- [Problem statement]: Starting at the first line of the data, print each line verbatim up to and including the line bearing "minimum width=4.9cm, minimum", omitting pictures.

** Start Material provided **

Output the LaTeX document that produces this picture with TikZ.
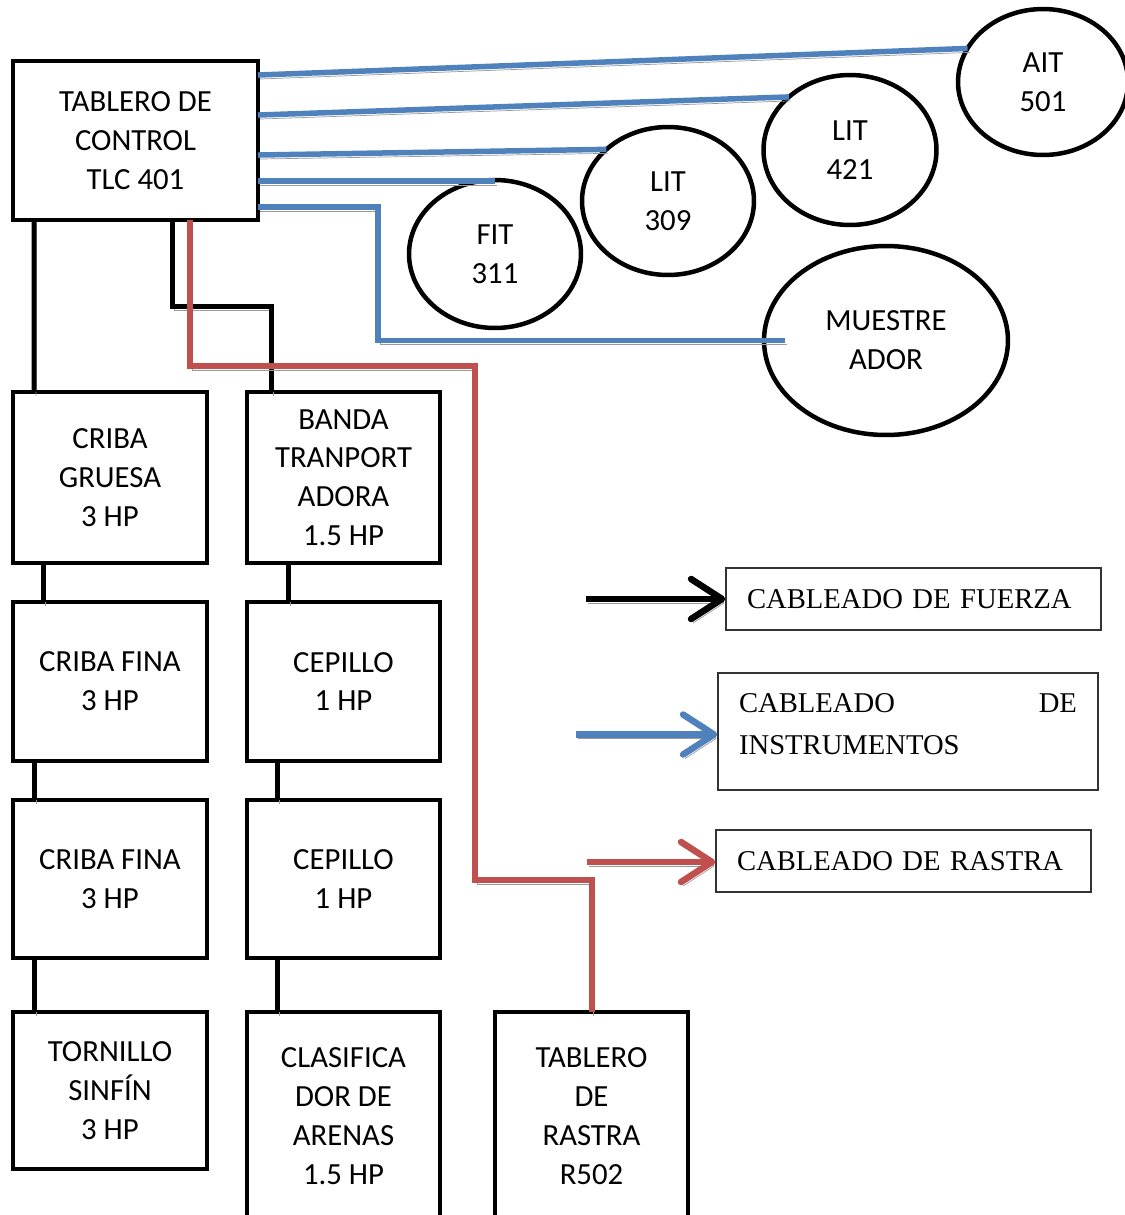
\documentclass[tikz,border=0pt]{standalone}
\usepackage{fontspec}
\setmainfont{Carlito}
\newfontfamily\legendfont{Liberation Serif}
\usetikzlibrary{shapes.geometric,calc,arrows.meta}
\definecolor{instblue}{HTML}{4F81BD}
\definecolor{rastrared}{HTML}{C0504D}
\definecolor{shadowgray}{HTML}{9A9A9A}

\begin{document}
\begin{tikzpicture}[x=0.02cm, y=-0.02cm,
    box/.style={draw, line width=0.09cm, inner sep=0pt, outer sep=0pt, align=center,
        font=\fontsize{17.5}{22.1}\selectfont},
    instr/.style={ellipse, draw, line width=0.09cm, inner sep=0pt, outer sep=0pt, align=center,
        font=\fontsize{17.5}{22.1}\selectfont},
    legend/.style={draw=black!80, line width=0.03cm, inner xsep=0.42cm, inner ysep=0pt, align=left,
        font=\legendfont\fontsize{16.3}{23.8}\selectfont},
    shadowed/.style={preaction={draw=shadowgray, transform canvas={xshift=0.04cm, yshift=-0.08cm}}},
    fuerza/.style={shadowed, draw=black, line width=0.1cm},
    instrum/.style={shadowed, draw=instblue, line width=0.11cm},
    rastra/.style={shadowed, draw=rastrared, line width=0.12cm},
    legarrow/.style={line width=0.13cm, -{Straight Barb[length=0.62cm, width=0.8cm, round]}}]
    \useasboundingbox (0,0) rectangle (1125,1215);

    % tablero principal
    \node[box, minimum width=4.9cm, minimum height=3.18cm] (tlc) at (135.5,140.5) {TABLERO DE\\CONTROL\\TLC 401};

    % instrumentos
    \node[instr, minimum width=3.4cm, minimum height=2.92cm] (ait) at (1043,82) {AIT\\501};
    \node[instr, minimum width=3.46cm, minimum height=3cm] (lit421) at (850,150) {LIT\\421};
    \node[instr, minimum width=3.44cm, minimum height=2.96cm] (lit309) at (668,201) {LIT\\309};
    \node[instr, minimum width=3.44cm, minimum height=2.96cm] (fit) at (495,254) {FIT\\311};
    \node[instr, minimum width=4.88cm, minimum height=3.78cm] (mue) at (886,340.5) {MUESTRE\\ADOR};

    % motores
    \node[box, minimum width=3.88cm, minimum height=3.42cm] (cg) at (110,477.5) {CRIBA\\GRUESA\\3 HP};
    \node[box, minimum width=3.88cm, minimum height=3.18cm] (cf1) at (110,681.5) {CRIBA FINA\\3 HP};
    \node[box, minimum width=3.88cm, minimum height=3.16cm] (cf2) at (110,879) {CRIBA FINA\\3 HP};
    \node[box, minimum width=3.88cm, minimum height=3.14cm] (ts) at (110,1090.5) {TORNILLO\\SINF\'IN\\3 HP};
    \node[box, minimum width=3.86cm, minimum height=3.42cm] (banda) at (343.5,477.5) {BANDA\\TRANPORT\\ADORA\\1.5 HP};
    \node[box, minimum width=3.86cm, minimum height=3.18cm] (cep1) at (343.5,681.5) {CEPILLO\\1 HP};
    \node[box, minimum width=3.86cm, minimum height=3.16cm] (cep2) at (343.5,879) {CEPILLO\\1 HP};
    \node[box, minimum width=3.86cm, minimum height=4.16cm] (clas) at (343.5,1116) {CLASIFICA\\DOR DE\\ARENAS\\1.5 HP};
    \node[box, minimum width=3.86cm, minimum height=4.16cm] (trastra) at (591.5,1116) {TABLERO\\DE\\RASTRA\\R502};

    % cableado de fuerza
    \draw[fuerza] ($(tlc.south west)+(21,0)$) -- ($(cg.north west)+(21,0)$);
    \draw[fuerza] ($(tlc.south west)+(159,0)$) |- ($(banda.north west)+(24,-86)$) -- ($(banda.north west)+(24,0)$);
    \draw[fuerza] ($(cg.south west)+(30,0)$) -- ($(cf1.north west)+(30,0)$);
    \draw[fuerza] ($(cf1.south west)+(21,0)$) -- ($(cf2.north west)+(21,0)$);
    \draw[fuerza] ($(cf2.south west)+(21,0)$) -- ($(ts.north west)+(21,0)$);
    \draw[fuerza] ($(banda.south west)+(41,0)$) -- ($(cep1.north west)+(41,0)$);
    \draw[fuerza] ($(cep1.south west)+(30,0)$) -- ($(cep2.north west)+(30,0)$);
    \draw[fuerza] ($(cep2.south west)+(30,0)$) -- ($(clas.north west)+(30,0)$);

    % cableado de instrumentos
    \draw[instrum] ($(tlc.north east)+(0,14)$) -- (ait.156);
    \draw[instrum] ($(tlc.north east)+(0,54)$) -- (lit421.139);
    \draw[instrum] ($(tlc.north east)+(0,94)$) -- (lit309.140);
    \draw[instrum] ($(tlc.north east)+(0,120)$) coordinate (s) -- (fit.north |- s);
    \draw[instrum] ($(tlc.north east)+(0,146)$) -- ++(120,0) |- ($(mue.west)+(21,0)$);

    % cableado de rastra
    \draw[rastra] ($(tlc.south west)+(177,0)$) -- ++(0,146) -| ++(285,514) -| (trastra.north);

    % leyenda
    \node[legend, text width=6.66cm, minimum height=1.24cm] (lfuerza) at (913.5,599) {CABLEADO DE FUERZA};
    \node[legend, text width=6.76cm, minimum height=2.34cm] (linst) at (908,731.5) {CABLEADO \hfill DE\\INSTRUMENTOS\\[-0.54cm]\mbox{}};
    \node[legend, text width=6.66cm, minimum height=1.24cm] (lrastra) at (903.5,861) {CABLEADO DE RASTRA};

    \draw[fuerza, legarrow] ($(lfuerza.west)+(-139,0)$) -- (lfuerza.west);
    \draw[instrum, legarrow] ($(linst.west)+(-141,3)$) -- ($(linst.west)+(0,3)$);
    \draw[rastra, legarrow] ($(lrastra.west)+(-128,1)$) -- ($(lrastra.west)+(0,1)$);
\end{tikzpicture}
\end{document}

** End Material provided **

- [Exercise response]:
Output the LaTeX document that produces this picture with TikZ.
\documentclass[tikz,border=0pt]{standalone}
\usepackage{fontspec}
\setmainfont{Carlito}
\newfontfamily\legendfont{Liberation Serif}
\usetikzlibrary{shapes.geometric,calc,arrows.meta}
\definecolor{instblue}{HTML}{4F81BD}
\definecolor{rastrared}{HTML}{C0504D}
\definecolor{shadowgray}{HTML}{9A9A9A}

\begin{document}
\begin{tikzpicture}[x=0.02cm, y=-0.02cm,
    box/.style={draw, line width=0.09cm, inner sep=0pt, outer sep=0pt, align=center,
        font=\fontsize{17.5}{22.1}\selectfont},
    instr/.style={ellipse, draw, line width=0.09cm, inner sep=0pt, outer sep=0pt, align=center,
        font=\fontsize{17.5}{22.1}\selectfont},
    legend/.style={draw=black!80, line width=0.03cm, inner xsep=0.42cm, inner ysep=0pt, align=left,
        font=\legendfont\fontsize{16.3}{23.8}\selectfont},
    shadowed/.style={preaction={draw=shadowgray, transform canvas={xshift=0.04cm, yshift=-0.08cm}}},
    fuerza/.style={shadowed, draw=black, line width=0.1cm},
    instrum/.style={shadowed, draw=instblue, line width=0.11cm},
    rastra/.style={shadowed, draw=rastrared, line width=0.12cm},
    legarrow/.style={line width=0.13cm, -{Straight Barb[length=0.62cm, width=0.8cm, round]}}]
    \useasboundingbox (0,0) rectangle (1125,1215);

    % tablero principal
    \node[box, minimum width=4.9cm, minimum height=3.18cm] (tlc) at (135.5,140.5) {TABLERO DE\\CONTROL\\TLC 401};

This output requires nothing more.